Dorothy C. Bass, Kathleen A. Cahalan et al
William B Eerdmans Publishing Company
ISBN: 978-0802868732

Book CoverThe five authors of this highly readable account of Christian practical wisdom remind us that theology at its best is a lived experience and is acquired by the practice of our faith. It cannot be seen as something abstract and apart from our daily living.

The first part is on the nature of Christian practical wisdom. Our ordinary experiences act as sources of practical wisdom. This in turn opens us to experience God. The second part reminds us of the way in which practical wisdom has been dulled in our secular age and how it can be retrieved. Practical wisdom, say the authors, is both situational and universal. Surely, a discussion of the natural law tradition would have been a good fit in this section? Aquinas, MacIntyre and others from a broadly Thomist tradition are mentioned in passing. Understandably, given the discussion about confrontation with the secular age, Charles Taylor gets more than a few pages to himself.

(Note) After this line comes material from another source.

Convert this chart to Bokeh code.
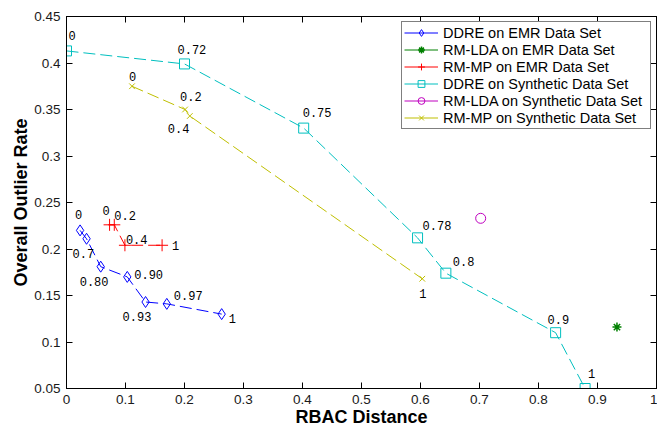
from bokeh.plotting import figure
from bokeh.models import Range1d, LinearAxis, FixedTicker, Legend, LegendItem, ColumnDataSource
from bokeh.core.properties import value
from bokeh.embed import file_html
from bokeh.resources import INLINE

# ---- axis ticks ----
x_ticks = [0.0, 0.1, 0.2, 0.3, 0.4, 0.5, 0.6, 0.7, 0.8, 0.9, 1.0]
x_tick_labels = ["0", "0.1", "0.2", "0.3", "0.4", "0.5", "0.6", "0.7", "0.8", "0.9", "1"]
y_ticks = [0.05, 0.1, 0.15, 0.2, 0.25, 0.3, 0.35, 0.4, 0.45]
y_tick_labels = ["0.05", "0.1", "0.15", "0.2", "0.25", "0.3", "0.35", "0.4", "0.45"]

# ---- series ----
ddre_emr_x = [0.023, 0.034, 0.058, 0.103, 0.134, 0.170, 0.263]
ddre_emr_y = [0.220, 0.211, 0.181, 0.170, 0.143, 0.141, 0.130]
ddre_emr_lbl = ["0", "0.7", "0.80", "0.90", "0.93", "0.97", "1"]

rmlda_emr_x = [0.933]
rmlda_emr_y = [0.116]

rmmp_emr_x = [0.073, 0.081, 0.099, 0.162]
rmmp_emr_y = [0.226, 0.226, 0.204, 0.204]
rmmp_emr_lbl = ["0", "0.2", "0.4", "1"]

ddre_syn_x = [0.0, 0.200, 0.402, 0.595, 0.643, 0.829, 0.879]
ddre_syn_y = [0.413, 0.399, 0.330, 0.212, 0.174, 0.110, 0.050]
ddre_syn_lbl = ["0", "0.72", "0.75", "0.78", "0.8", "0.9", "1"]

rmlda_syn_x = [0.702]
rmlda_syn_y = [0.233]

rmmp_syn_x = [0.111, 0.201, 0.209, 0.603]
rmmp_syn_y = [0.375, 0.350, 0.343, 0.168]
rmmp_syn_lbl = ["0", "0.2", "0.4", "1"]

# label pixel offsets (style)
ddre_emr_off = [(-5, -16), (-14, 15), (-21, 15), (7, -2), (-23, 14), (7, -8), (7, 4)]
rmmp_emr_off = [(-7, -14), (0, -9), (1, -6), (10, 0)]
ddre_syn_off = [(2, -15), (-7, -14), (-1, -16), (5, -12), (7, -12), (-8, -13), (3, -15)]
rmmp_syn_off = [(-3, -10), (-5, -13), (-22, 12), (-3, 15)]

BLUE = "#0000ff"
GREEN = "#008000"
RED = "#ff0000"
CYAN = "#00bfbf"
MAGENTA = "#bf00bf"
YELLOW = "#bfbf00"
DASH = "12 5"

p = figure(width=657, height=429, x_range=Range1d(0, 1), y_range=Range1d(0.05, 0.45),
           output_backend="svg", toolbar_location=None,
           min_border_left=66, min_border_right=1, min_border_top=16, min_border_bottom=41)
p.grid.visible = False
p.outline_line_color = "black"
p.outline_line_width = 1
p.background_fill_color = "white"
p.border_fill_color = "white"


def style_axis(ax, ticks, labels, show):
    ax.ticker = FixedTicker(ticks=ticks)
    ax.major_tick_in = 6
    ax.major_tick_out = 0
    ax.minor_tick_in = 0
    ax.minor_tick_out = 0
    ax.axis_line_color = "black"
    ax.major_tick_line_color = "black"
    ax.major_label_text_font = "Liberation Sans"
    if show:
        ax.major_label_overrides = {t: l for t, l in zip(ticks, labels)}
        ax.major_label_text_font_size = "13.5px"
        ax.major_label_text_color = "#1a1a1a"
    else:
        ax.major_label_text_font_size = "0px"
        ax.major_label_text_color = None
        ax.major_label_standoff = 0


xb = p.below[0]
yl = p.left[0]
style_axis(xb, x_ticks, x_tick_labels, True)
style_axis(yl, y_ticks, y_tick_labels, True)
xb.major_label_standoff = 6
yl.major_label_standoff = 6
xb.axis_label = "RBAC Distance"
yl.axis_label = "Overall Outlier Rate"
for ax in (xb, yl):
    ax.axis_label_text_font = "Liberation Sans"
    ax.axis_label_text_font_size = "18px"
    ax.axis_label_text_font_style = "bold"
    ax.axis_label_text_color = "black"
xb.axis_label_standoff = 0
yl.axis_label_standoff = 0

top = LinearAxis()
style_axis(top, x_ticks, x_tick_labels, False)
p.add_layout(top, "above")
right = LinearAxis()
style_axis(right, y_ticks, y_tick_labels, False)
p.add_layout(right, "right")

items = []


def add_series(name, xs, ys, color, marker, size, lw=1.0):
    p.line(xs, ys, line_color=color, line_width=1, line_dash=DASH)
    leg_line = p.line(xs, ys, line_color=color, line_width=1, visible=False)
    m = p.scatter(xs, ys, marker=marker, size=size, fill_color=None,
                  line_color=color, line_width=lw)
    items.append(LegendItem(label=name, renderers=[leg_line, m]))


def add_labels(xs, ys, lbls, offs):
    src = ColumnDataSource(dict(x=xs, y=ys, t=lbls,
                                dx=[o[0] for o in offs], dy=[o[1] for o in offs]))
    p.text(x="x", y="y", text="t", x_offset="dx", y_offset="dy", source=src,
           text_font=value("Liberation Mono"), text_font_size=value("12px"),
           text_baseline="middle", text_align="left", text_color="black")


add_series("DDRE on EMR Data Set", ddre_emr_x, ddre_emr_y, BLUE, "diamond", 11)
add_series("RM-LDA on EMR Data Set", rmlda_emr_x, rmlda_emr_y, GREEN, "asterisk", 9, 1.5)
add_series("RM-MP on EMR Data Set", rmmp_emr_x, rmmp_emr_y, RED, "cross", 12)
add_series("DDRE on Synthetic Data Set", ddre_syn_x, ddre_syn_y, CYAN, "square", 10)
add_series("RM-LDA on Synthetic Data Set", rmlda_syn_x, rmlda_syn_y, MAGENTA, "circle", 10)
add_series("RM-MP on Synthetic Data Set", rmmp_syn_x, rmmp_syn_y, YELLOW, "x", 8)

add_labels(ddre_emr_x, ddre_emr_y, ddre_emr_lbl, ddre_emr_off)
add_labels(rmmp_emr_x, rmmp_emr_y, rmmp_emr_lbl, rmmp_emr_off)
add_labels(ddre_syn_x, ddre_syn_y, ddre_syn_lbl, ddre_syn_off)
add_labels(rmmp_syn_x, rmmp_syn_y, rmmp_syn_lbl, rmmp_syn_off)

legend = Legend(items=items, location=(335, 259), margin=0,
                padding=2, spacing=0, label_height=17, glyph_height=17, glyph_width=34,
                label_standoff=5, label_width=205, label_text_font="Liberation Sans",
                label_text_font_size="14.5px", label_text_color="black",
                border_line_color="black", border_line_width=1,
                background_fill_color="white", background_fill_alpha=1.0)
p.add_layout(legend, "center")

open("out.html", "w").write(file_html(p, INLINE))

Bernard Haring, so recently praised by Pope Francis, is given a mention. Certainly, his book The Law of Christ managed to integrate the moral life within overall Christian living in a way that some other prior works were unable to achieve. It was, after all, praised by the great Dietrich Von Hildebrand. Unfortunately, Haring was later to move into a position of theological dissent.

There is an excellent section on the "victory of Cartesian rationalism" and its impact on theology. The Dominican theologian Fergus Kerr is quoted as claiming that Hans Kung pictures the individual in a deeply Cartesian way as someone who must learn to trust that God exists in the same way he trusts that the world exists. The sections of the book on the letters between Descartes and Princess Elizabeth are among the most interesting: the philosopher had to concede that there were serious limitations to his method. 

The authors note that "practical wisdom requires richness of experience for the sake of being able to perceive and weigh the significance of particular cases." Thus phronesis is essentially about perception, judgement and action. It could be argued that without being embedded in the natural law tradition, there is always the danger of relativism. However, as the authors note, the book is not so much about the nature of phronesis as it is about how phronesis acts in Christian practice. And so, unsurprisingly, the last sections of the book examine how we should live our spiritual lives: John Cassian, Gregory of Nyssa and The Cloud of Unknowing are all discussed in very helpful ways. The section discussing humility, the teacher of all virtues, is splendid.

All serious theology should be practical. In this work, the authors argue this with utter conviction.